> WHAT IS NEEDED
Exactly reproduce each entry, leaving out nothing.

> DATA FOR PROCESSING
-*-

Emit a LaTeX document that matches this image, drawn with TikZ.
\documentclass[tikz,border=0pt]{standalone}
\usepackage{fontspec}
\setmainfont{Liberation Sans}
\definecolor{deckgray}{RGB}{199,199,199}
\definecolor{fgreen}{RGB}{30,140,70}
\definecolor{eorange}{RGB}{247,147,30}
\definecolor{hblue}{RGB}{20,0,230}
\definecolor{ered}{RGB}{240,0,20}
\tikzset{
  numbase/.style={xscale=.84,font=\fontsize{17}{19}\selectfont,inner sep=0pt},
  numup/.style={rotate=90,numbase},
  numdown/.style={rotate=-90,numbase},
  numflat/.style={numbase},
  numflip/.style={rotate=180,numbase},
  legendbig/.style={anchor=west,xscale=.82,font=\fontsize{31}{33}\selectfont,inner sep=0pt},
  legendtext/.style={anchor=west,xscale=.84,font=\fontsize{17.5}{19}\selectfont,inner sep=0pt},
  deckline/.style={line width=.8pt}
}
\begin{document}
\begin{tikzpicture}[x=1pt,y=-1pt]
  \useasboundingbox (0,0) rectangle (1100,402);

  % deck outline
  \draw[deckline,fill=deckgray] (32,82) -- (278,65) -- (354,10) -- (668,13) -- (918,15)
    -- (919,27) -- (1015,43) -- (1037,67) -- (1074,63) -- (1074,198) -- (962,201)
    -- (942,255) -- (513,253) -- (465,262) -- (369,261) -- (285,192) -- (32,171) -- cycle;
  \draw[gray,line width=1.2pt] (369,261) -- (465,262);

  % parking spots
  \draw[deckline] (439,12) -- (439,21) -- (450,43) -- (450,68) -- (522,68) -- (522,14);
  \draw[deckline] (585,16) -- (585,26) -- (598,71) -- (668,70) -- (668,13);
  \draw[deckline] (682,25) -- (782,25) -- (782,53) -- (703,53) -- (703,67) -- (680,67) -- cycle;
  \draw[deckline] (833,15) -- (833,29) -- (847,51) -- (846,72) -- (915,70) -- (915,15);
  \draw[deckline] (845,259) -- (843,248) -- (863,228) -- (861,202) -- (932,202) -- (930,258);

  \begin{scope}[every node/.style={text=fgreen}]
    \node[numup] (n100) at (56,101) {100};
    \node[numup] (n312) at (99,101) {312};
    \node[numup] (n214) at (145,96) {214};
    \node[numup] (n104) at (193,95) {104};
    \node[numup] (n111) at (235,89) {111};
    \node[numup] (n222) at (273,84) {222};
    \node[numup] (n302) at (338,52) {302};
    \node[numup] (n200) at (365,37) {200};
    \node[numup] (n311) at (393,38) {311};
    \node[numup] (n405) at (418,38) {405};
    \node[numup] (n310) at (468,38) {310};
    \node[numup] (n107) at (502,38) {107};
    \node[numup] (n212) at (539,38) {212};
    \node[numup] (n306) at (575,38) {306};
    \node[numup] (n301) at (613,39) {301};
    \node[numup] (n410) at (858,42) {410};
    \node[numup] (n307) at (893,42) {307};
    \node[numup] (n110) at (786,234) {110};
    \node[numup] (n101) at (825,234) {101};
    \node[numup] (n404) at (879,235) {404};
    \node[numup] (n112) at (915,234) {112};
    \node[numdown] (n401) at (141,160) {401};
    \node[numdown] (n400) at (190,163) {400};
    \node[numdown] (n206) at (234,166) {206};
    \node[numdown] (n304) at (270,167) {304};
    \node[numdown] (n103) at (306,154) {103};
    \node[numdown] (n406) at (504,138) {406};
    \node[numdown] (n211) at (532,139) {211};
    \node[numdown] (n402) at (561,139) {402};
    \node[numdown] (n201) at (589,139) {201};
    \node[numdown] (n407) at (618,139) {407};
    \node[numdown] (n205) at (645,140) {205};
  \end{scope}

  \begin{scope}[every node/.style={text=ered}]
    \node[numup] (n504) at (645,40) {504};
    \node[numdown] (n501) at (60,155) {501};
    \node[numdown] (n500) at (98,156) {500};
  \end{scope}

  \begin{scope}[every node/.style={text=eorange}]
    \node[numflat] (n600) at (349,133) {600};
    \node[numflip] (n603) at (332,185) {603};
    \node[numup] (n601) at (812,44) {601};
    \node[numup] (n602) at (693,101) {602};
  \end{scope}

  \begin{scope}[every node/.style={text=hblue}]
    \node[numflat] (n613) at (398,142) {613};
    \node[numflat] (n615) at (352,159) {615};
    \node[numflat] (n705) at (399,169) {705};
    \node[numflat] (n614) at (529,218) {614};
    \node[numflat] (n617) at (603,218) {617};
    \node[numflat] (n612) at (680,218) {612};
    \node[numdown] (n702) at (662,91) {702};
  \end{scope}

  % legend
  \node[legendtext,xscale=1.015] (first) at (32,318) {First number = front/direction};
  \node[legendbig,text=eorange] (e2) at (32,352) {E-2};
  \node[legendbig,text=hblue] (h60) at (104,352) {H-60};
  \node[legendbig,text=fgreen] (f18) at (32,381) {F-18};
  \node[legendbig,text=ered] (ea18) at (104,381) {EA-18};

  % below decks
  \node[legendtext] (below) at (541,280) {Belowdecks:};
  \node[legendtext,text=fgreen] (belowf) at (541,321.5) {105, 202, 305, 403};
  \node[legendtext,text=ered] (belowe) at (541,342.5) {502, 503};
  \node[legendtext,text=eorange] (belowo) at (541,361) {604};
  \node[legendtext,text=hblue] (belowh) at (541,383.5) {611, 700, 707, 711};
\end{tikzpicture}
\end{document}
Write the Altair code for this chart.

-*-

> WRITTEN ANSWER
Emit a LaTeX document that matches this image, drawn with TikZ.
\documentclass[tikz,border=0pt]{standalone}
\usepackage{fontspec}
\setmainfont{Liberation Sans}
\definecolor{deckgray}{RGB}{199,199,199}
\definecolor{fgreen}{RGB}{30,140,70}
\definecolor{eorange}{RGB}{247,147,30}
\definecolor{hblue}{RGB}{20,0,230}
\definecolor{ered}{RGB}{240,0,20}
\tikzset{
  numbase/.style={xscale=.84,font=\fontsize{17}{19}\selectfont,inner sep=0pt},
  numup/.style={rotate=90,numbase},
  numdown/.style={rotate=-90,numbase},
  numflat/.style={numbase},
  numflip/.style={rotate=180,numbase},
  legendbig/.style={anchor=west,xscale=.82,font=\fontsize{31}{33}\selectfont,inner sep=0pt},
  legendtext/.style={anchor=west,xscale=.84,font=\fontsize{17.5}{19}\selectfont,inner sep=0pt},
  deckline/.style={line width=.8pt}
}
\begin{document}
\begin{tikzpicture}[x=1pt,y=-1pt]
  \useasboundingbox (0,0) rectangle (1100,402);

  % deck outline
  \draw[deckline,fill=deckgray] (32,82) -- (278,65) -- (354,10) -- (668,13) -- (918,15)
    -- (919,27) -- (1015,43) -- (1037,67) -- (1074,63) -- (1074,198) -- (962,201)
    -- (942,255) -- (513,253) -- (465,262) -- (369,261) -- (285,192) -- (32,171) -- cycle;
  \draw[gray,line width=1.2pt] (369,261) -- (465,262);

  % parking spots
  \draw[deckline] (439,12) -- (439,21) -- (450,43) -- (450,68) -- (522,68) -- (522,14);
  \draw[deckline] (585,16) -- (585,26) -- (598,71) -- (668,70) -- (668,13);
  \draw[deckline] (682,25) -- (782,25) -- (782,53) -- (703,53) -- (703,67) -- (680,67) -- cycle;
  \draw[deckline] (833,15) -- (833,29) -- (847,51) -- (846,72) -- (915,70) -- (915,15);
  \draw[deckline] (845,259) -- (843,248) -- (863,228) -- (861,202) -- (932,202) -- (930,258);

  \begin{scope}[every node/.style={text=fgreen}]
    \node[numup] (n100) at (56,101) {100};
    \node[numup] (n312) at (99,101) {312};
    \node[numup] (n214) at (145,96) {214};
    \node[numup] (n104) at (193,95) {104};
    \node[numup] (n111) at (235,89) {111};
    \node[numup] (n222) at (273,84) {222};
    \node[numup] (n302) at (338,52) {302};
    \node[numup] (n200) at (365,37) {200};
    \node[numup] (n311) at (393,38) {311};
    \node[numup] (n405) at (418,38) {405};
    \node[numup] (n310) at (468,38) {310};
    \node[numup] (n107) at (502,38) {107};
    \node[numup] (n212) at (539,38) {212};
    \node[numup] (n306) at (575,38) {306};
    \node[numup] (n301) at (613,39) {301};
    \node[numup] (n410) at (858,42) {410};
    \node[numup] (n307) at (893,42) {307};
    \node[numup] (n110) at (786,234) {110};
    \node[numup] (n101) at (825,234) {101};
    \node[numup] (n404) at (879,235) {404};
    \node[numup] (n112) at (915,234) {112};
    \node[numdown] (n401) at (141,160) {401};
    \node[numdown] (n400) at (190,163) {400};
    \node[numdown] (n206) at (234,166) {206};
    \node[numdown] (n304) at (270,167) {304};
    \node[numdown] (n103) at (306,154) {103};
    \node[numdown] (n406) at (504,138) {406};
    \node[numdown] (n211) at (532,139) {211};
    \node[numdown] (n402) at (561,139) {402};
    \node[numdown] (n201) at (589,139) {201};
    \node[numdown] (n407) at (618,139) {407};
    \node[numdown] (n205) at (645,140) {205};
  \end{scope}

  \begin{scope}[every node/.style={text=ered}]
    \node[numup] (n504) at (645,40) {504};
    \node[numdown] (n501) at (60,155) {501};
    \node[numdown] (n500) at (98,156) {500};
  \end{scope}

  \begin{scope}[every node/.style={text=eorange}]
    \node[numflat] (n600) at (349,133) {600};
    \node[numflip] (n603) at (332,185) {603};
    \node[numup] (n601) at (812,44) {601};
    \node[numup] (n602) at (693,101) {602};
  \end{scope}

  \begin{scope}[every node/.style={text=hblue}]
    \node[numflat] (n613) at (398,142) {613};
    \node[numflat] (n615) at (352,159) {615};
    \node[numflat] (n705) at (399,169) {705};
    \node[numflat] (n614) at (529,218) {614};
    \node[numflat] (n617) at (603,218) {617};
    \node[numflat] (n612) at (680,218) {612};
    \node[numdown] (n702) at (662,91) {702};
  \end{scope}

  % legend
  \node[legendtext,xscale=1.015] (first) at (32,318) {First number = front/direction};
  \node[legendbig,text=eorange] (e2) at (32,352) {E-2};
  \node[legendbig,text=hblue] (h60) at (104,352) {H-60};
  \node[legendbig,text=fgreen] (f18) at (32,381) {F-18};
  \node[legendbig,text=ered] (ea18) at (104,381) {EA-18};

  % below decks
  \node[legendtext] (below) at (541,280) {Belowdecks:};
  \node[legendtext,text=fgreen] (belowf) at (541,321.5) {105, 202, 305, 403};
  \node[legendtext,text=ered] (belowe) at (541,342.5) {502, 503};
  \node[legendtext,text=eorange] (belowo) at (541,361) {604};
  \node[legendtext,text=hblue] (belowh) at (541,383.5) {611, 700, 707, 711};
\end{tikzpicture}
\end{document}
Write the Altair code for this chart.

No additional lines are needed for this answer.